In actuality, Death Dimension falls into what today we would label as an action film. The action film as a distinct genre label didn’t particularly exist back in 1978; rather Al Adamson seems to be sitting astride several different fads that later converged under the action film’s umbrella. Firstly, he seems to be jumping aboard the 1970s fad for Blaxploitation films, which emerged following the success of Shaft (1971). The Blaxploitation genre quickly evolved into a number of kick-ass variants that were often far more entertaining than their Caucasian equivalents. Jim Kelly, who developed a modest career in films after appearing in Bruce Lee’s influential Enter the Dragon (1973) and subsequent Blaxploitation works like Black Belt Jones (1974), Three the Hard Way (1974), Take a Hard Ride (1975) and Black Samurai (1977), is cast as a Shaft-styled detective hero. Kelly moves through the action scenes with a tough lethality that is far more impressive than today’s hyper-adrenalised shakycam action scenes. Just as equally, the film makes a beeline for the kung fu genre that had become widespread thanks to Enter the Dragon. To this extent, the film even features an Asian martial artist who bills himself as Myron Bruce Lee and joins Jim Kelly for a few fight scenes.
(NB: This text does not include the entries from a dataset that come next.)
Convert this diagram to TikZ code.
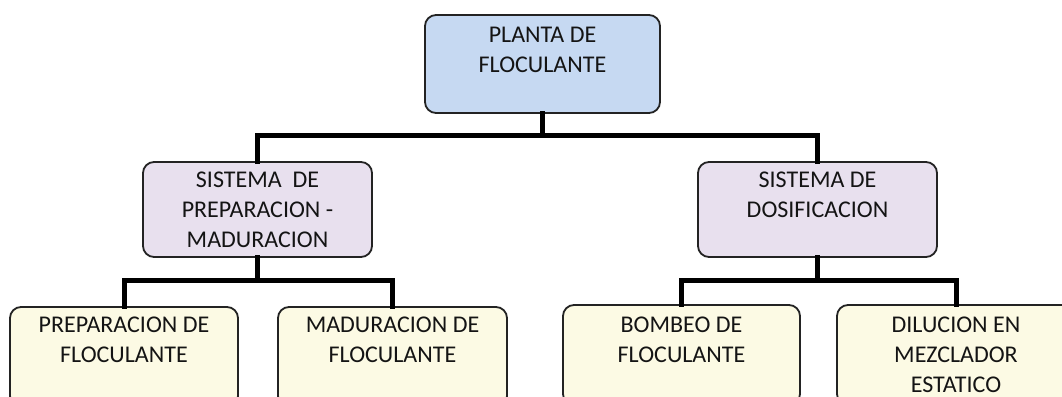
\documentclass[tikz,border=0pt]{standalone}
\usepackage{fontspec}
\setmainfont{Carlito}
\definecolor{topfill}{RGB}{198,217,242}
\definecolor{midfill}{RGB}{232,224,238}
\definecolor{botfill}{RGB}{252,250,228}
\definecolor{edge}{RGB}{35,35,35}
\definecolor{ink}{RGB}{20,20,20}
\tikzset{
  box/.style={draw=edge, line width=1.8pt, rounded corners=11pt, inner sep=0pt},
  topbox/.style={box, fill=topfill},
  midbox/.style={box, fill=midfill},
  botbox/.style={box, fill=botfill},
  txt/.style={anchor=north, inner sep=0pt, align=center, text=ink,
    font=\fontsize{24}{30}\selectfont},
  conn/.style={line width=5pt, draw=black, line join=miter, line cap=rect}
}
\begin{document}
\begin{tikzpicture}[x=1pt,y=-1pt]
\useasboundingbox (0,0) rectangle (1062,396);
\clip (0,0) rectangle (1062,396);
% boxes
\node[topbox, minimum width=235pt, minimum height=98pt] (top) at (542.5,64) {};
\node[midbox, minimum width=229pt, minimum height=95pt] (midL) at (257.5,209.5) {};
\node[midbox, minimum width=239pt, minimum height=95pt] (midR) at (817.5,209.5) {};
\node[botbox, minimum width=228pt, minimum height=100pt] (b1) at (124,357) {};
\node[botbox, minimum width=229pt, minimum height=100pt] (b2) at (392.5,357) {};
\node[botbox, minimum width=237pt, minimum height=100pt] (b3) at (681.5,355) {};
\node[botbox, minimum width=238pt, minimum height=100pt] (b4) at (956,355) {};
% texts
\node[txt] (t0) at ([yshift=-12.5pt]top.north) {PLANTA DE\\FLOCULANTE};
\node[txt] (t1) at ([yshift=-10.5pt]midL.north) {SISTEMA\ \ DE\\PREPARACION -\\MADURACION};
\node[txt] (t2) at ([yshift=-10.5pt]midR.north) {SISTEMA DE\\DOSIFICACION};
\node[txt] (t3) at ([yshift=-10.5pt]b1.north) {PREPARACION DE\\FLOCULANTE};
\node[txt] (t4) at ([yshift=-10.5pt]b2.north) {MADURACION DE\\FLOCULANTE};
\node[txt] (t5) at ([yshift=-12.5pt]b3.north) {BOMBEO DE\\FLOCULANTE};
\node[txt] (t6) at ([yshift=-12.5pt]b4.north) {DILUCION EN\\MEZCLADOR\\ESTATICO};
% connectors
\draw[conn] (top.south) -- ++(0,22) coordinate (j0);
\draw[conn] (midL.north) |- (j0) -| (midR.north);
\draw[conn] (midL.south) -- ++(0,23) coordinate (j1);
\draw[conn] (b1.north) |- (j1) -| (b2.north);
\draw[conn] (midR.south) -- ++(0,23) coordinate (j2);
\draw[conn] (b3.north) |- (j2) -| (b4.north);
\end{tikzpicture}
\end{document}
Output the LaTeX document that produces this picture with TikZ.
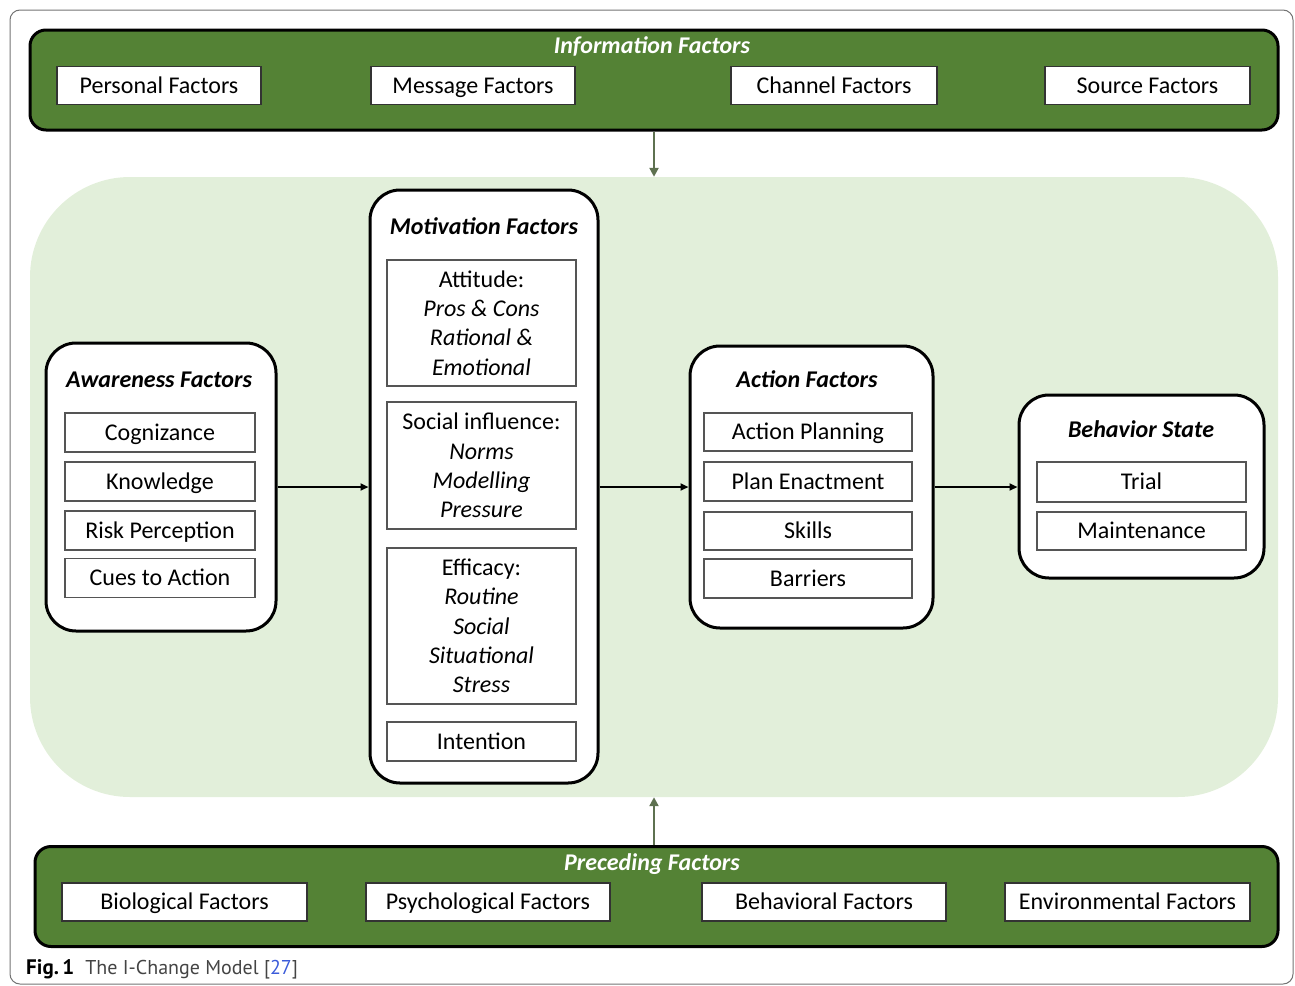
\documentclass[tikz,border=0pt]{standalone}
\usepackage{fontspec}
\setmainfont{Carlito}
\newfontfamily\capfont{PT Sans}
\usetikzlibrary{arrows.meta}
\definecolor{bandgreen}{HTML}{548235}
\definecolor{lightgreen}{HTML}{E2EFDA}
\definecolor{arrowgreen}{HTML}{5E7150}
\definecolor{subgray}{HTML}{555555}
\definecolor{capgray}{HTML}{444444}
\definecolor{refblue}{HTML}{3B5BD9}
\tikzset{
  band/.style={draw=black, line width=3pt, fill=bandgreen, rounded corners=16pt, inner sep=0pt},
  bandbox/.style={draw=black!80, line width=1.3pt, fill=white, inner sep=0pt, minimum height=38pt, font=\fontsize{24}{28}\selectfont, text height=17.5pt, text depth=2pt},
  bandtitle/.style={text=white, font=\fontsize{24}{28}\selectfont\bfseries\itshape, inner sep=0pt},
  group/.style={draw=black, line width=3pt, fill=white, rounded corners=30pt, inner sep=0pt},
  grouptitle/.style={font=\fontsize{24}{28}\selectfont\bfseries\itshape, inner sep=0pt},
  item/.style={draw=subgray, line width=1.3pt, fill=white, inner sep=0pt, align=center, font=\fontsize{24}{29.3}\selectfont},
  oneline/.style={item, text height=17.5pt, text depth=2pt},
  flow/.style={line width=2.2pt, -{Triangle[length=8pt,width=7pt]}},
  feed/.style={draw=arrowgreen, line width=2.6pt, -{Triangle[length=9pt,width=9pt]}, color=arrowgreen}
}
\begin{document}
\begin{tikzpicture}[x=1pt,y=-1pt]
\useasboundingbox (0,0) rectangle (1295,985);
\draw[black!55, line width=1pt, rounded corners=10pt] (10,10) rectangle (1293,984);

% light green region
\node[fill=lightgreen, rounded corners=100pt, minimum width=1248pt, minimum height=620pt, inner sep=0pt] (region) at (654,487) {};

% top band
\node[band, minimum width=1248pt, minimum height=100pt] (topband) at (654,80) {};
\node[bandtitle] (infot) at (652,46) {Information Factors};
\node[bandbox, minimum width=204pt] (pers) at (159,85.5) {Personal Factors};
\node[bandbox, minimum width=204pt] (mess) at (473,85.5) {Message Factors};
\node[bandbox, minimum width=206pt] (chan) at (834,85.5) {Channel Factors};
\node[bandbox, minimum width=205pt] (sour) at (1147.5,85.5) {Source Factors};

% bottom band
\node[band, minimum width=1243pt, minimum height=100pt] (botband) at (656.5,896.5) {};
\node[bandtitle] (prect) at (652,864) {Preceding Factors};
\node[bandbox, minimum width=245pt] (bio) at (184.5,902) {Biological Factors};
\node[bandbox, minimum width=244pt] (psy) at (488,902) {Psychological Factors};
\node[bandbox, minimum width=244pt] (beh) at (824,902) {Behavioral Factors};
\node[bandbox, minimum width=245pt] (env) at (1127.5,902) {Environmental Factors};

\coordinate (mid) at (654,0);
\draw[feed] (topband.south -| mid) -- (region.north -| mid);
\draw[feed] (botband.north -| mid) -- (region.south -| mid);

% awareness
\node[group, minimum width=230pt, minimum height=288pt] (aw) at (161,487) {};
\node[grouptitle] (awt) at (159,380) {Awareness Factors};
\node[oneline, minimum width=190pt, minimum height=39pt] (cog) at (160,432.5) {Cognizance};
\node[oneline, minimum width=190pt, minimum height=39pt] (kno) at (160,481.5) {Knowledge};
\node[oneline, minimum width=190pt, minimum height=39pt] (risk) at (160,530.5) {Risk Perception};
\node[oneline, minimum width=190pt, minimum height=39pt] (cues) at (160,578) {Cues to Action};

% motivation
\node[group, minimum width=228pt, minimum height=593pt] (mot) at (484,486.5) {};
\node[grouptitle] (mott) at (484,226) {Motivation Factors};
\node[item, minimum width=189pt, minimum height=126pt] (att) at (481.5,323) {Attitude:\\\itshape Pros \& Cons\\\itshape Rational \&\\\itshape Emotional};
\node[item, minimum width=189pt, minimum height=127pt] (soc) at (481.5,465.5) {Social influence:\\\itshape Norms\\\itshape Modelling\\\itshape Pressure};
\node[item, minimum width=189pt, minimum height=156pt] (eff) at (481.5,626) {Efficacy:\\\itshape Routine\\\itshape Social\\\itshape Situational\\\itshape Stress};
\node[oneline, minimum width=189pt, minimum height=39pt] (intn) at (481.5,741.5) {Intention};

% action
\node[group, minimum width=243pt, minimum height=282pt] (act) at (811.5,487) {};
\node[grouptitle] (actt) at (807,379) {Action Factors};
\node[oneline, minimum width=208pt, minimum height=38pt] (ap) at (808,432) {Action Planning};
\node[oneline, minimum width=208pt, minimum height=39pt] (pe) at (808,481.5) {Plan Enactment};
\node[oneline, minimum width=208pt, minimum height=38pt] (sk) at (808,531) {Skills};
\node[oneline, minimum width=208pt, minimum height=39pt] (bar) at (808,578.5) {Barriers};

% behavior
\node[group, minimum width=245pt, minimum height=183pt] (bs) at (1141.5,486.5) {};
\node[grouptitle] (bst) at (1141,429) {Behavior State};
\node[oneline, minimum width=209pt, minimum height=40pt] (tri) at (1141.5,482) {Trial};
\node[oneline, minimum width=209pt, minimum height=38pt] (mai) at (1141.5,531) {Maintenance};

% flows
\draw[flow] (aw.east |- 0,487) -- (mot.west |- 0,487);
\draw[flow] (mot.east |- 0,487) -- (act.west |- 0,487);
\draw[flow] (act.east |- 0,487) -- (bs.west |- 0,487);

% caption
\node[anchor=base west, inner sep=0pt, font=\capfont\fontsize{20}{24}\selectfont] (cap) at (26,974) {{\fontsize{21}{24}\selectfont\textbf{Fig.\,1}}\hspace{11pt}\textcolor{capgray}{The I-Change Model [\textcolor{refblue}{27}]}};
\end{tikzpicture}
\end{document}
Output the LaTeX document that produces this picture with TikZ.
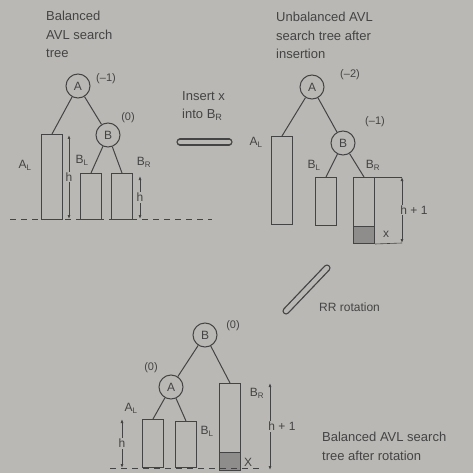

Equally, Al Adamson seems to be trying to be making a James Bond copy. The film was even sold with the tagline “The One Movie James Bond Himself Would Go See”. Adamson has cast various people that have some association with the Bond films. As Jim Kelly’s captain, there is George Lazenby, who was touted as Sean Connery’s replacement in On Her Majesty’s Secret Service (1969) and doomed himself to obscurity by quitting the series after just one film. The villain of the show is played by Harold Sakata whose one claim to fame was playing the most famous of all the Bond manservants, the deadly bowler hat wielding Oddjob in Goldfinger (1964). Sakata never had much of a career outside of that one role – notedly he bills himself here as Harold “Odd Job” Sakata. Furthermore, required to do more than be a tough monosyllabic presence, he reveals he is not much of an actor (let alone a villain) where even his voice has been dubbed by James Hong, making him talk with a thick cliche Asian accent. In the odd casting stakes, there is also B movie regular Aldo Ray, as well as Terry Moore, once the heroine of Mighty Joe Young (1949), who has been cast as a madame.

While most of Al Adamson’s films give the impression that they were cobbled together from odds and ends of other projects where financing had collapsed part way through, Death Dimension must be the most competent of his works (at least among those seen so far). It has a reasonably straightforward plot and doesn’t seem too much composed of random scenes awkwardly squeezed together – in other words, it feels like a film that has been plotted from A to B at the outset and fairly much filmed that way.

The film mostly consists of non-stop fight sequences and car chases, which are not too badly choreographed as 1970s action films go (although the standard 1970s chucka-chuck score does make the action monotonous). On the other hand, the action sequences are all there is to the film with little in the way of any plot between them. There is the odd amusing line:- “Malt liquor – the Black Man’s beer,” Jim Kelly reflects at one point, while the threat is made of one of the women – “One bite and he’ll make you flat chested.”